- What needs to be done: In the data below, find every line that has the string "recreates", and copy it.

(Recorded data)
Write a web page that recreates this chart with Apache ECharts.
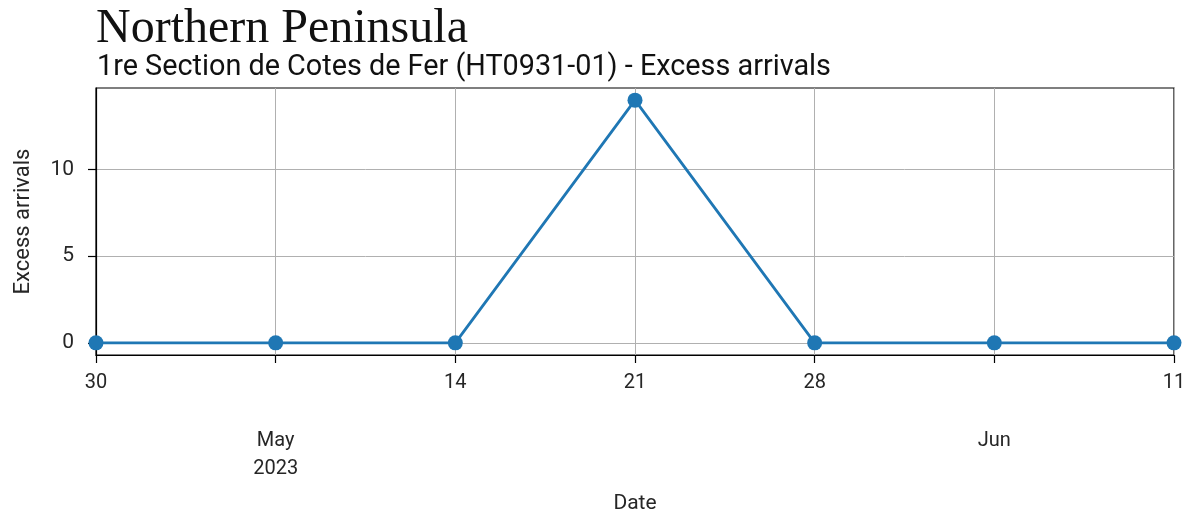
<!DOCTYPE html>
<html>
<head>
<meta charset="utf-8">
<script src="https://cdn.jsdelivr.net/npm/echarts@6/dist/echarts.min.js"></script>
<style>
html,body{margin:0;padding:0;background:#fff;}
#chart{width:1193px;height:519px;}
</style>
</head>
<body>
<div id="chart"></div>
<script>
// ---- data ----
const dates = ['2023-04-30','2023-05-07','2023-05-14','2023-05-21','2023-05-28','2023-06-04','2023-06-11'];
const excessArrivals = [0, 0, 0, 14, 0, 0, 0];
const tickMajorLabels = ['30', '', '14', '21', '28', '', '11'];
const tickMinorLabels = ['', 'May\n2023', '', '', '', 'Jun', ''];
const yTickValues = [0, 5, 10];
const titleText = 'Northern Peninsula';
const subtitleText = '1re Section de Cotes de Fer (HT0931-01) - Excess arrivals';

// ---- build ----
const DAY = 86400000;
const t0 = Date.parse(dates[0] + 'T00:00:00Z');
const dayOffset = d => Math.round((Date.parse(d + 'T00:00:00Z') - t0) / DAY);
const seriesData = dates.map((d, i) => [dayOffset(d), excessArrivals[i]]);
const xMax = dayOffset(dates[dates.length - 1]);

const chart = echarts.init(document.getElementById('chart'), null, {renderer: 'canvas'});
const txt = '#262626';
chart.setOption({
  animation: false,
  backgroundColor: '#fff',
  title: [
    {text: titleText, left: 91, top: 0,
     textStyle: {fontFamily: 'Liberation Serif', fontWeight: 'normal', fontSize: 48, color: '#111'}},
    {text: subtitleText, left: 92, top: 48,
     textStyle: {fontFamily: 'Roboto', fontWeight: 'normal', fontSize: 28.8, color: '#111'}}
  ],
  grid: {left: 96, right: 19, top: 88, bottom: 162, show: true, borderColor: '#000', borderWidth: 1.2, backgroundColor: 'transparent'},
  xAxis: {
    type: 'value', min: 0, max: xMax, interval: 7,
    name: 'Date', nameLocation: 'middle', nameGap: 138,
    nameTextStyle: {fontFamily: 'Roboto', fontSize: 21, color: txt},
    axisLine: {show: true, onZero: false, lineStyle: {color: '#000', width: 1.2}},
    axisTick: {show: true, inside: false, length: 8, lineStyle: {color: '#000', width: 1.2}},
    splitLine: {show: true, lineStyle: {color: '#b0b0b0', width: 1}},
    axisLabel: {
      margin: 14, color: txt, fontFamily: 'Roboto', fontSize: 20,
      showMinLabel: true, showMaxLabel: true,
      formatter: v => {
        const i = Math.round(v / 7);
        if (tickMajorLabels[i]) return '{m|' + tickMajorLabels[i] + '}';
        if (tickMinorLabels[i]) return '{g| }\n' + tickMinorLabels[i].split('\n').map(s => '{m|' + s + '}').join('\n');
        return '';
      },
      rich: {
        m: {fontFamily: 'Roboto', fontSize: 20, color: txt, lineHeight: 28},
        g: {fontSize: 10, lineHeight: 58}
      }
    }
  },
  yAxis: {
    type: 'value', min: -0.7, max: 14.7,
    name: 'Excess arrivals', nameLocation: 'middle', nameGap: 62,
    nameTextStyle: {fontFamily: 'Roboto', fontSize: 22, color: txt},
    axisLine: {show: true, onZero: false, lineStyle: {color: '#000', width: 1.2}},
    axisTick: {show: true, inside: false, length: 8, lineStyle: {color: '#000', width: 1.2}, customValues: yTickValues},
    splitLine: {show: true, lineStyle: {color: '#b0b0b0', width: 1}},
    axisLabel: {margin: 22, color: txt, fontFamily: 'Roboto', fontSize: 21, customValues: yTickValues}
  },
  series: [{
    type: 'line',
    data: seriesData,
    color: '#1f77b4',
    lineStyle: {width: 2.8, color: '#1f77b4'},
    symbol: 'circle', symbolSize: 15,
    itemStyle: {color: '#1f77b4'},
    clip: true
  }]
});
</script>
</body>
</html>
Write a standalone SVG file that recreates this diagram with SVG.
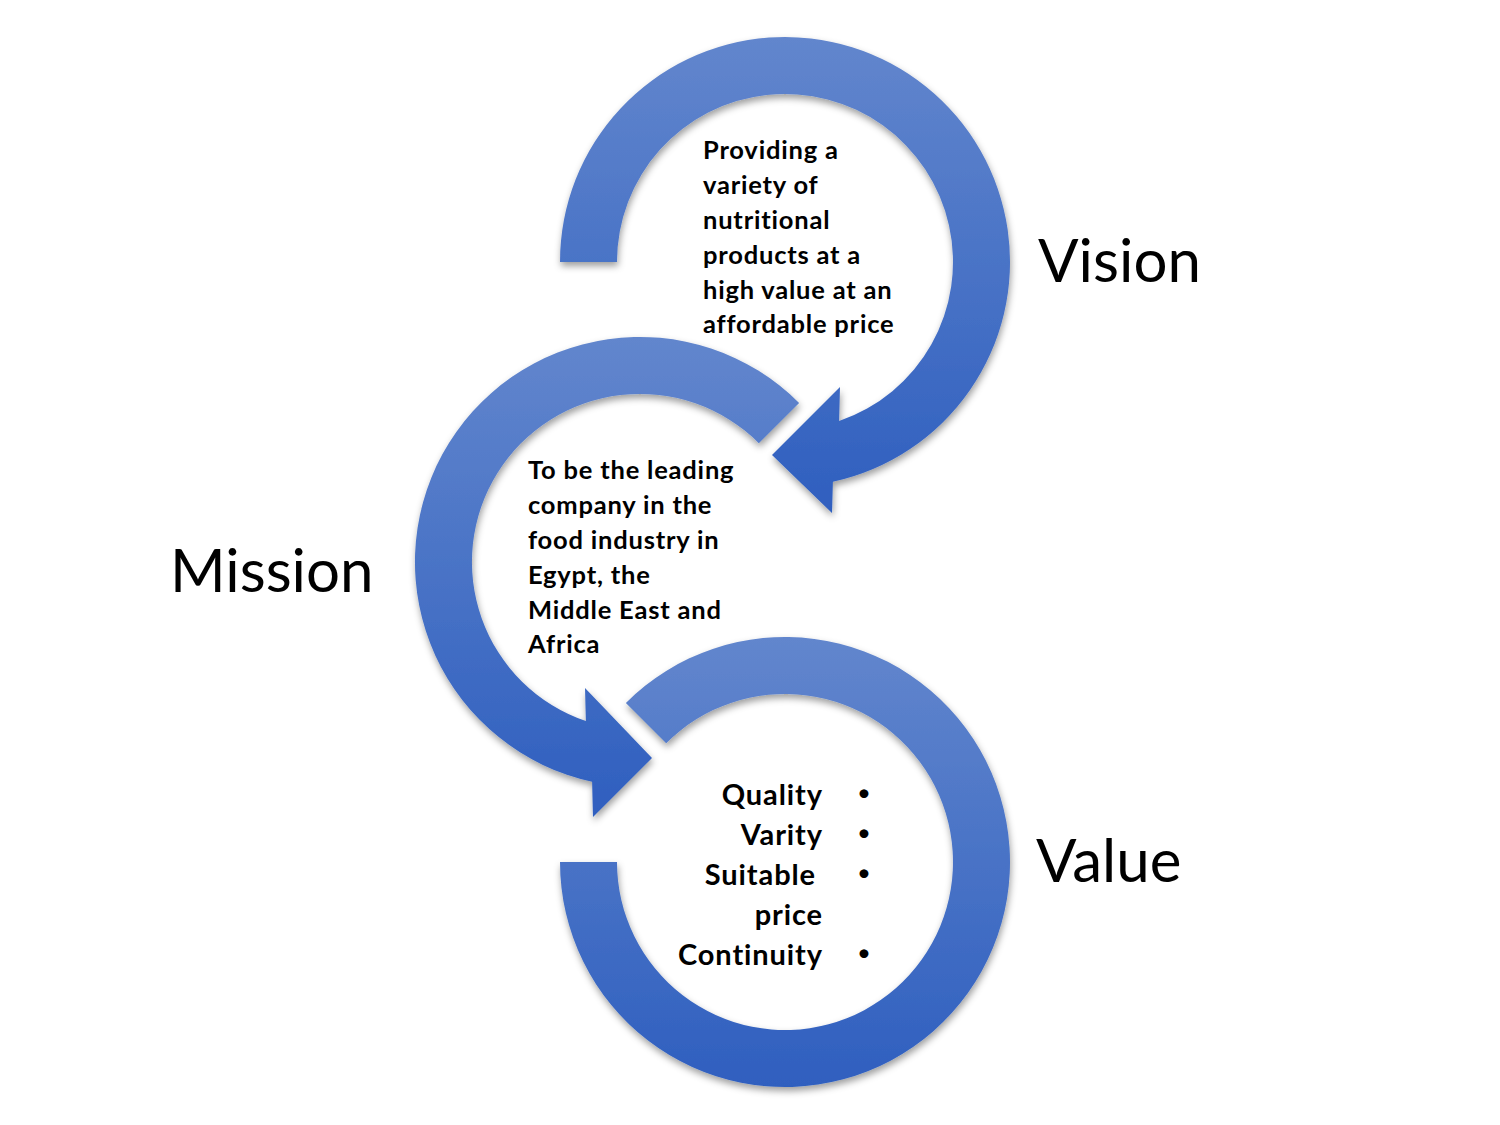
<svg xmlns="http://www.w3.org/2000/svg" width="1500" height="1125" viewBox="0 0 1500 1125">
<defs>
<linearGradient id="blueGrad" x1="0" y1="0" x2="0" y2="1">
<stop offset="0" stop-color="#6286cd"/>
<stop offset="1" stop-color="#2f5fbf"/>
</linearGradient>
<filter id="shadow" x="-10%" y="-10%" width="120%" height="125%">
<feGaussianBlur in="SourceAlpha" stdDeviation="3.5"/>
<feOffset dx="1" dy="4" result="b"/>
<feFlood flood-color="#000" flood-opacity="0.38"/>
<feComposite in2="b" operator="in"/>
<feMerge><feMergeNode/><feMergeNode in="SourceGraphic"/></feMerge>
</filter>
<style>
.arc{fill:url(#blueGrad);filter:url(#shadow);}
.body{font-family:Lato,"Open Sans","Liberation Sans",sans-serif;font-weight:bold;fill:#000;}
.small{font-size:25.5px;letter-spacing:0.8px;}
.list{font-size:29px;letter-spacing:0.9px;text-anchor:end;}
.bullet{font-family:Lato,"Liberation Sans",sans-serif;font-size:24px;fill:#000;text-anchor:middle;}
.label{font-family:Lato,"Open Sans","Liberation Sans",sans-serif;font-weight:normal;fill:#000;font-size:60px;}
</style>
</defs>
<rect width="1500" height="1125" fill="#fff"/>
<g id="connectors">
<path id="arc-value" class="arc" d="M560,862 A225,225 0 1 0 625.9,702.9 L666.2,743.2 A168,168 0 1 1 617,862 Z"/>
<path id="arc-mission" class="arc" d="M799.1,402.9 A225,225 0 1 0 592.1,781.8 L593,817 L652,758 L585,688 L585.9,721 A168,168 0 1 1 758.8,443.2 Z"/>
<path id="arc-vision" class="arc" d="M560,262 A225,225 0 1 1 832.9,481.8 L832,513 L772,455 L840,387 L839.1,421 A168,168 0 1 0 617,262 Z"/>
</g>
<g id="vision">
<text class="body small">
<tspan x="703" y="159">Providing a</tspan>
<tspan x="703" y="194">variety of</tspan>
<tspan x="703" y="229">nutritional</tspan>
<tspan x="703" y="264">products at a</tspan>
<tspan x="703" y="299">high value at an</tspan>
<tspan x="703" y="333">affordable price</tspan>
</text>
<text class="label" x="1038" y="282">Vision</text>
</g>
<g id="mission">
<text class="body small">
<tspan x="528" y="479">To be the leading</tspan>
<tspan x="528" y="514">company in the</tspan>
<tspan x="528" y="549">food industry in</tspan>
<tspan x="528" y="584">Egypt, the</tspan>
<tspan x="528" y="619">Middle East and</tspan>
<tspan x="528" y="653">Africa</tspan>
</text>
<text class="label" x="170" y="592">Mission</text>
</g>
<g id="value">
<text class="body list" x="823" y="805">Quality</text>
<text class="body list" x="823" y="845">Varity</text>
<text class="body list" x="816" y="885">Suitable</text>
<text class="body list" x="823" y="925">price</text>
<text class="body list" x="823" y="965">Continuity</text>
<text class="bullet" x="864" y="801">•</text>
<text class="bullet" x="864" y="841">•</text>
<text class="bullet" x="864" y="881">•</text>
<text class="bullet" x="864" y="961">•</text>
<text class="label" x="1036" y="882">Value</text>
</g>
</svg>
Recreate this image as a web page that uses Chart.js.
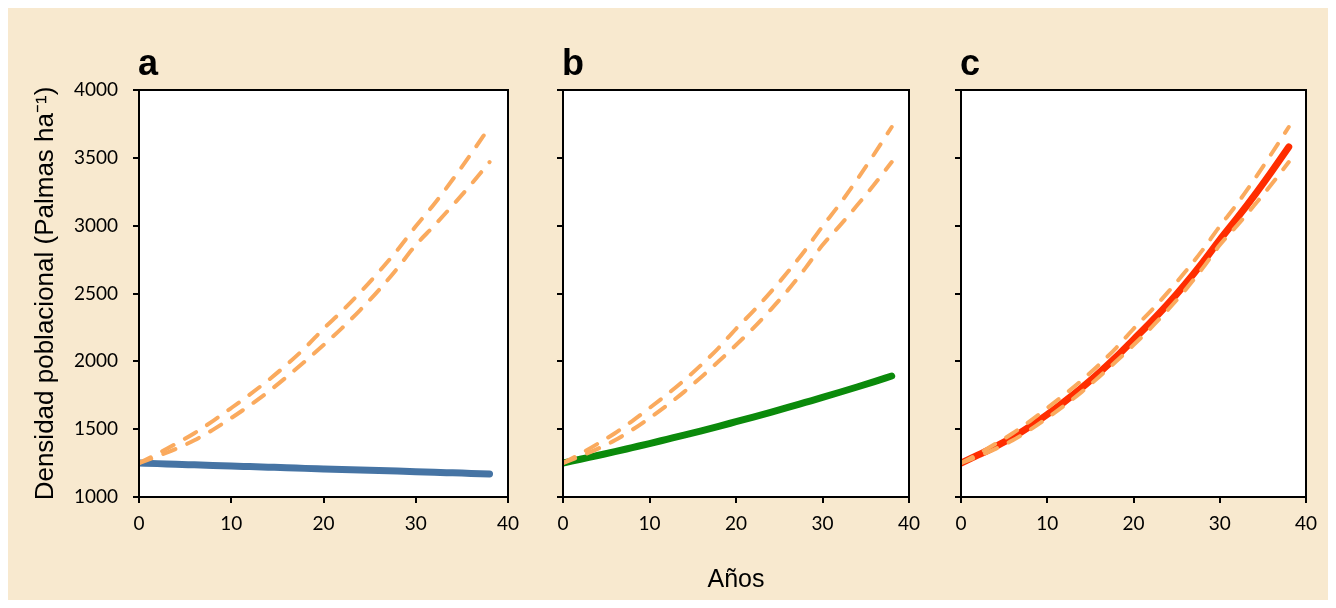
<!DOCTYPE html>
<html><head><meta charset="utf-8">
<script src="https://cdn.jsdelivr.net/npm/chart.js@4.4.0/dist/chart.umd.min.js"></script>
<style>
html,body{margin:0;padding:0;background:#fff;}
#stage{position:relative;width:1336px;height:608px;overflow:hidden;background:#fff;}
#bg{position:absolute;left:8px;top:8px;width:1320px;height:592px;background:#F8E9CF;}
canvas{position:absolute;top:0;}
</style></head><body>
<div id="stage"><div id="bg"></div>
<canvas id="ca" width="530" height="608" style="left:0px"></canvas>
<canvas id="cb" width="400" height="608" style="left:530px"></canvas>
<canvas id="cc" width="406" height="608" style="left:930px"></canvas>
</div>
<script>
// ---- data ----
const years      = [0,2,4,6,8,10,12,14,16,18,20,22,24,26,28,30,32,34,36,38];
const upperBound = [1250,1318,1392,1470,1560,1656,1755,1860,1975,2100,2240,2370,2510,2660,2820,2995,3160,3340,3530,3727];
const lowerBound = [1250,1300,1355,1418,1495,1582,1675,1775,1885,2000,2120,2245,2380,2525,2685,2857,3000,3150,3305,3469];
const seriesA    = [1250,1246,1241,1237,1233,1228,1224,1220,1216,1211,1207,1203,1199,1195,1191,1187,1182,1178,1174,1170];
const seriesB    = [1250,1278,1306,1334,1364,1394,1425,1456,1488,1521,1555,1589,1624,1660,1697,1734,1772,1811,1851,1892];
const seriesC    = [1250,1310,1372,1440,1520,1608,1703,1805,1915,2033,2160,2288,2423,2570,2728,2895,3055,3222,3398,3580];
const xTicks = [0,10,20,30,40];
const yTicks = [1000,1500,2000,2500,3000,3500,4000];
const panelLetters = ['a','b','c'];
const yTitleText = 'Densidad poblacional (Palmas ha\u207B\u00B9)';
const xTitleText = 'A\u00F1os';

const toXY = vals => years.map((x,i)=>({x:x, y:vals[i]}));

const panelPlugin = {
  id:'panelDeco',
  beforeDraw(chart){
    const a = chart.chartArea, ctx = chart.ctx;
    ctx.save(); ctx.fillStyle = '#ffffff';
    ctx.fillRect(a.left, a.top, a.right-a.left, a.bottom-a.top);
    ctx.restore();
  },
  afterDraw(chart){
    const a = chart.chartArea, ctx = chart.ctx;
    ctx.save();
    ctx.strokeStyle = '#000'; ctx.lineWidth = 2;
    ctx.strokeRect(a.left, a.top, a.right-a.left, a.bottom-a.top);
    ctx.fillStyle = '#000';
    ctx.font = 'bold 36px "Liberation Sans", Arial, sans-serif';
    ctx.textBaseline = 'alphabetic'; ctx.textAlign = 'left';
    ctx.fillText(chart.options.plugins.panelDeco.letter, a.left - 1, 75);
    ctx.restore();
  }
};

function makePanel(id, letter, mainVals, mainColor, o){
  const tickFont = {family:'Lato, "Open Sans", sans-serif', size:19};
  new Chart(document.getElementById(id), {
    type:'line',
    data:{ datasets:[
      {data:toXY(upperBound), borderColor:'#FAAA5E', borderWidth:4, borderDash:[13,13], borderCapStyle:'round', pointRadius:0, cubicInterpolationMode:'monotone', fill:false, order:0},
      {data:toXY(lowerBound), borderColor:'#FAAA5E', borderWidth:4, borderDash:[13,13], borderCapStyle:'round', pointRadius:0, cubicInterpolationMode:'monotone', fill:false, order:0},
      {data:toXY(mainVals), borderColor:mainColor, borderWidth:7, borderCapStyle:'round', borderJoinStyle:'round', pointRadius:0, cubicInterpolationMode:'monotone', fill:false, order:1}
    ]},
    options:{
      responsive:false, animation:false, devicePixelRatio:1,
      layout:{padding:{left:0, right:o.padRight, top:90, bottom:11}},
      plugins:{legend:{display:false}, tooltip:{enabled:false}, title:{display:false}, panelDeco:{letter:letter}},
      scales:{
        x:{type:'linear', min:0, max:40,
          afterBuildTicks:s=>{s.ticks = xTicks.map(v=>({value:v}));},
          afterFit:s=>{s.height = 100;},
          grid:{drawOnChartArea:false, drawTicks:true, tickLength:6, color:'#000', lineWidth:2},
          border:{display:false},
          ticks:{color:'#000', font:tickFont, padding:9, maxRotation:0, callback:v=>String(v)},
          title:{display:!!o.xTitle, text:xTitleText, color:'#000', font:{family:'"Liberation Sans", Arial, sans-serif', size:25}, padding:{top:0,bottom:2}}
        },
        y:{type:'linear', min:1000, max:4000,
          afterBuildTicks:s=>{s.ticks = yTicks.map(v=>({value:v}));},
          afterFit:s=>{s.width = o.yWidth;},
          grid:{drawOnChartArea:false, drawTicks:true, tickLength:6, color:'#000', lineWidth:2},
          border:{display:false},
          ticks:{display:o.yLabels, color:'#000', font:tickFont, padding:15, callback:v=>String(v)},
          title:{display:!!o.yTitle, text:yTitleText, color:'#000', font:{family:'"Liberation Sans", Arial, sans-serif', size:26}, padding:{top:30,bottom:0}}
        }
      }
    },
    plugins:[panelPlugin]
  });
}

makePanel('ca', panelLetters[0], seriesA, '#4674A4', {yWidth:139, padRight:22, yLabels:true, yTitle:true});
makePanel('cb', panelLetters[1], seriesB, '#0B8A0B', {yWidth:33, padRight:21, yLabels:false, xTitle:true});
makePanel('cc', panelLetters[2], seriesC, '#FF2D00', {yWidth:31, padRight:30, yLabels:false});
</script>
</body></html>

- Written response:
Write a web page that recreates this chart with Apache ECharts.
Write a standalone SVG file that recreates this diagram with SVG.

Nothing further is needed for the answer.